This one is to the left of my computer. That’s me in the picture, age five, full of wonder, imagination, and joy, with my Dressy Bessy doll, pigtails, rainbow striped overall knee pants, and bare feet. In so many ways, this is who I am still.
This shrine is the “real” one, lit with candles when in use, where I have my meditation cushion set up and keep my mala, my sacred texts, a Buddha who wears a protector string given to me by my teacher, and a crystal which represents the awakened mind, witness to my monkey mind.

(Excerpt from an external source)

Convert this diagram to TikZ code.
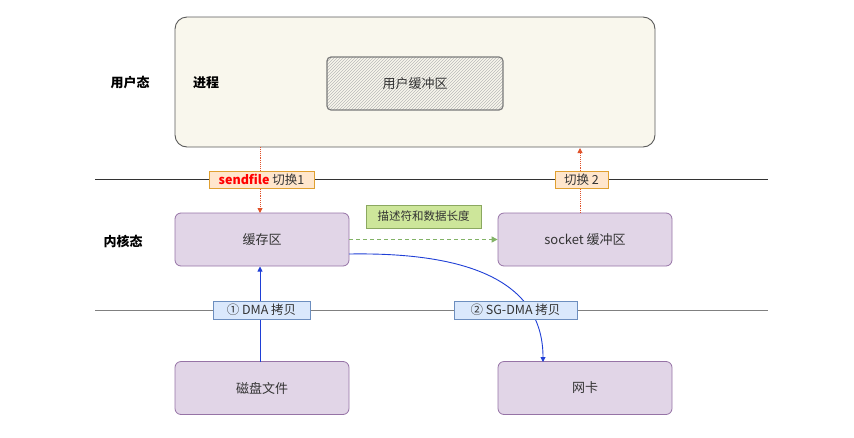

There are two shelves below where I keep, among other things, an urn with Obi and Dexter’s ashes, a singing bowl, and a Saraswati — the Hindu Goddess of all arts, the goddess of learning, knowledge and wisdom, the perfect manifestation of a teacher. Sometimes called Goddess of the Word, her name means “the one who gives the essence of one’s own self.”
Even in my office at CSU, I have a tiny shrine at my computer, representing my aspiration to make that work a meaningful experience and offering, something that might ease suffering, or at the very least do no harm.
And finally, one more, just to the left of my screen at the same desk. I don’t know if you can see it very well, but this one has one of my favorite things, an origami crane made out of a gum wrapper that I found one day in my empty classroom.
“Love’s greatest gift is its ability to make everything it touches sacred,” (Barbara de Angelis). For me, sacred can be a bookstore or library, the beach on the Central Oregon Coast, my backyard, the way Sam will roll over on his back offering me his belly, the way Eric lights up when he makes me laugh, the sound of our footsteps on the trail, the sound of their breath sleeping next to me in the quiet dark, the way a tree reaches out and up, the sound of bees, the mad joy of flowers, the vanilla smell of the warm bark of a certain Pine tree, the taste of a ripe peach. Each tiny shrine grounds me in the vast, open space, the big love of this time, this place, the sacredness of an ordinary moment.